Civil engineers crunch numbers in calculation contests
By Chloe Mathieu
Western civil engineering students worked for their tuition yesterday at the fifth annual Peter S. Higgins Structural Analysis Competition held in the Engineering Science Building.
The competition involved calculating the load-bearing capacity of a two-metre-long concrete slab or, more simply, figuring out how much pressure it will take to break it.
Contestants had until Feb. 5 to submit their calculations, the top 16 of which had the opportunity to participate in yesterday's event. There were five groups of two and three people and the rest competed as individuals.
Nicholas Isyumov, this year's co-ordinator and Western civil engineering professor, said the contest is an excellent way for students to pay for their tuition and books thanks to the monetary rewards. "This challenge is a wonderful way for contestants to put the information in their text books to practical use," he said. Isyumov added the contest is an extremely rigorous process for the students, who are required to submit all of their calculations along with their estimate beforehand.
Judging was done by a panel consisting of one practicing structural engineer, five faculty members from the civil engineering department and one civil engineering graduate student, Isyumov said.

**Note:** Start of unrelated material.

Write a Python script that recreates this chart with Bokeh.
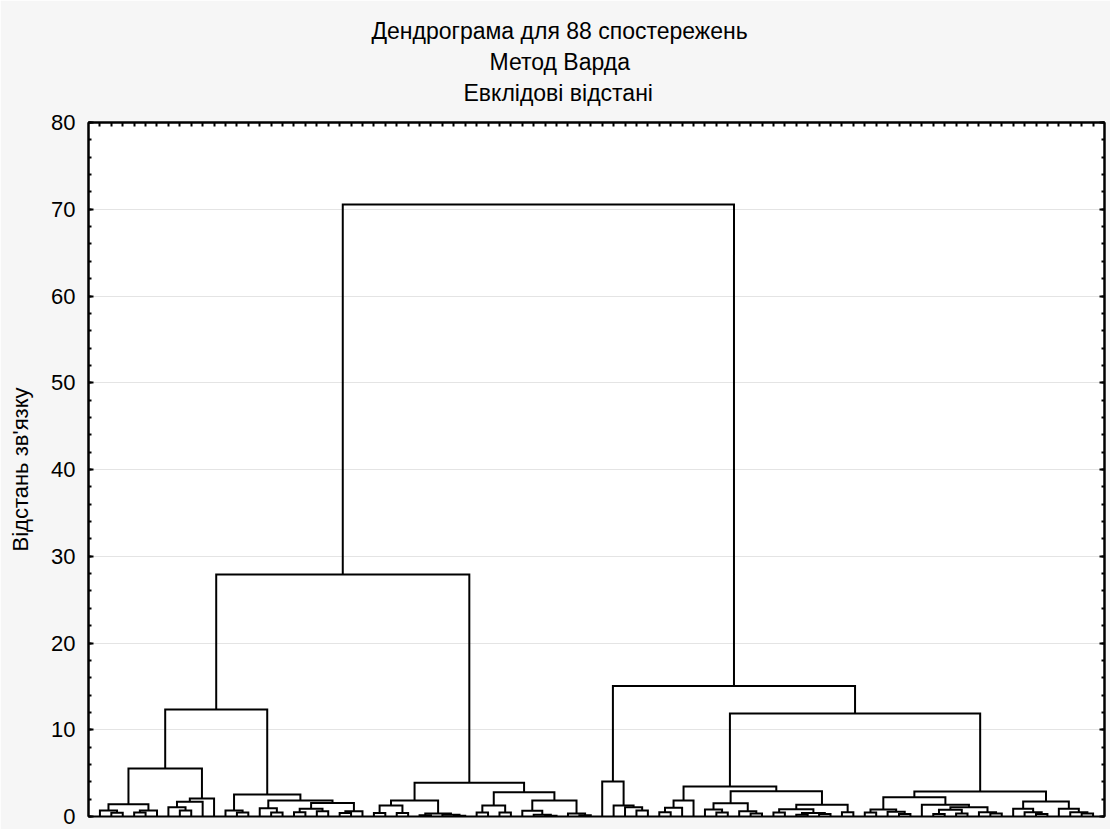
from bokeh.plotting import figure
from bokeh.models import Range1d, LinearAxis, FixedTicker, Title, ColumnDataSource
from bokeh.embed import file_html
from bokeh.resources import INLINE

# ---- data: Ward linkage tree, leaves numbered in display order (1..88) ----
# each node: (left, right, merge_height)
c1 = ((1, (2, 3, 0.42), 0.70), ((4, 5, 0.45), 6, 0.70), 1.40)
c2 = (((7, (8, 9, 0.70), 1.08), 10, 1.70), 11, 2.07)
c5 = (c1, c2, 5.53)
c6a = (12, (13, 14, 0.45), 0.70)
c6b = (15, (16, 17, 0.45), 0.96)
c6c = (((18, 19, 0.50), (20, 21, 0.60), 0.90), ((22, 23, 0.40), 24, 0.60), 1.55)
c6 = (c6a, (c6b, c6c, 1.84), 2.54)
c12 = (c5, c6, 12.33)
c3a = (((25, 26, 0.40), (27, 28, 0.40), 1.27),
       ((29, 30, 0.15), (31, (32, 33, 0.10), 0.20), 0.35), 1.84)
c3b = (((34, 35, 0.45), (36, 37, 0.45), 1.27),
       ((38, (39, (40, 41, 0.10), 0.20), 0.65), (42, (43, 44, 0.15), 0.35), 1.84), 2.80)
c3 = (c3a, c3b, 3.88)
left_group = (c12, c3, 27.90)

c4 = (45, (46, (47, (48, 49, 0.69), 1.07), 1.27), 4.03)
d1 = (((50, 51, 0.50), 52, 1.00), 53, 1.84)
d2 = ((54, (55, 56, 0.45), 0.81), (57, (58, 59, 0.35), 0.61), 1.54)
d3 = (((60, 61, 0.45), ((62, 63, 0.20), (64, 65, 0.30), 0.40), 0.85), (66, 67, 0.50), 1.35)
d = (d1, (d2, d3, 2.92), 3.46)
e1 = ((68, 69, 0.45), (70, (71, 72, 0.30), 0.55), 0.80)
e2 = (73, (((74, 75, 0.30), (76, 77, 0.35), 0.77), (78, (79, 80, 0.35), 0.50), 1.07), 1.35)
e3 = ((81, (82, (83, 84, 0.30), 0.50), 0.88), (85, (86, (87, 88, 0.35), 0.50), 0.88), 1.73)
e = ((e1, e2, 2.23), e3, 2.88)
right_group = (c4, (d, e, 11.87), 15.05)
root = (left_group, right_group, 70.55)

n_leaves = 88
title_lines = ["Дендрограма для 88 спостережень", "Метод Варда", "Евклідові відстані"]
title_offsets = [283, 401, 375]   # left offsets so that lines centre over the chart title position
y_label = "Відстань зв'язку"
y_ticks = [0, 10, 20, 30, 40, 50, 60, 70, 80]
y_minor = list(range(0, 81, 2))

# ---- build U-shaped links ----
xs, ys = [], []

def walk(n):
    if isinstance(n, int):
        return float(n), 0.0
    a, b, h = n
    xa, ha = walk(a)
    xb, hb = walk(b)
    xs.append([xa, xa, xb, xb])
    ys.append([ha, h, h, hb])
    return (xa + xb) / 2.0, h

walk(root)
src = ColumnDataSource(data=dict(xs=xs, ys=ys))

FONT = "Liberation Sans"

p = figure(width=1110, height=829, output_backend="svg", toolbar_location=None,
           x_range=Range1d(0, n_leaves + 1), y_range=Range1d(0, 80),
           x_axis_location="above",
           min_border_left=88, min_border_right=6, min_border_bottom=13, min_border_top=122)
p.background_fill_color = "white"
p.border_fill_color = "#f6f6f6"
p.outline_line_color = "black"
p.outline_line_width = 2

p.multi_line(xs="xs", ys="ys", source=src, line_color="black", line_width=2, line_join="miter")

def hide_labels(ax):
    ax.major_label_text_color = None
    ax.major_label_text_font_size = "1px"
    ax.major_label_standoff = 0

# top axis: one tick per case
xa = p.xaxis[0]
xa.ticker = FixedTicker(ticks=list(range(1, n_leaves + 1)), minor_ticks=[])
hide_labels(xa)
xa.major_tick_in = 4
xa.major_tick_out = 0
xa.major_tick_line_width = 2
xa.axis_line_color = "black"
xa.axis_line_width = 2

# invisible spacer axis between the plot and the title block
spacer = LinearAxis(ticker=FixedTicker(ticks=[n_leaves // 2], minor_ticks=[]))
hide_labels(spacer)
spacer.axis_line_color = None
spacer.major_tick_line_color = None
spacer.major_tick_in = 0
spacer.major_tick_out = 15
p.add_layout(spacer, "above")

ya = p.yaxis[0]
ya.ticker = FixedTicker(ticks=y_ticks, minor_ticks=y_minor)
ya.major_tick_in = 5
ya.major_tick_out = 0
ya.minor_tick_in = 3
ya.minor_tick_out = 0
ya.major_tick_line_width = 2
ya.minor_tick_line_width = 2
ya.axis_line_width = 2
ya.major_label_text_font = FONT
ya.major_label_text_font_size = "22px"
ya.major_label_text_color = "black"
ya.major_label_standoff = 13
ya.axis_label = y_label
ya.axis_label_text_font = FONT
ya.axis_label_text_font_size = "22px"
ya.axis_label_text_font_style = "normal"
ya.axis_label_text_color = "black"
ya.axis_label_standoff = 15

ra = LinearAxis(ticker=FixedTicker(ticks=y_ticks, minor_ticks=y_minor))
hide_labels(ra)
ra.major_tick_in = 5
ra.major_tick_out = 0
ra.minor_tick_in = 3
ra.minor_tick_out = 0
ra.major_tick_line_width = 2
ra.minor_tick_line_width = 2
ra.axis_line_width = 2
p.add_layout(ra, "right")

p.xgrid.visible = False
p.ygrid.ticker = FixedTicker(ticks=y_ticks[1:-1])
p.ygrid.grid_line_color = "#e4e4e4"
p.ygrid.grid_line_width = 1

for t, off in reversed(list(zip(title_lines, title_offsets))):
    p.add_layout(Title(text=t, align="left", offset=off, text_font=FONT, text_font_size="23px",
                       text_font_style="normal", text_color="black", standoff=3), "above")

open("out.html", "w").write(file_html(p, INLINE))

Addie Blankestijn, a practicing structural engineer and judge, said the concrete slab cracked under 47,564 kg of pressure. Fourth-year civil-structural student Raymond Pierre's submission estimating 45,599 kg to break the concrete block made him the first-place winner.
Pierre will receive $3,650 and a plaque for his calculation. "It's like winning a lottery," he said.
Second-place winner Rick McComb, a second year civil environmental student, earned $800 for his calculation of 41,415 kg.
The winnings proved especially exciting for engineering student Mike Baldinelli, a spectator at the event. "The winner of this contest traditionally hosts a keg party for the other civil engineering students," he said.
Pierre said he was unsure if he would carry on the tradition.
Bryan Vanbussel, last year's student convenor of the competition, said this year's competition was somewhat different. "Five steel structures were used last year which forced the contestants to make five predictions instead of one."
The contest is sponsored by Peter Higgins, a former Western engineering student, who provides the prize money and plans for the annual structure.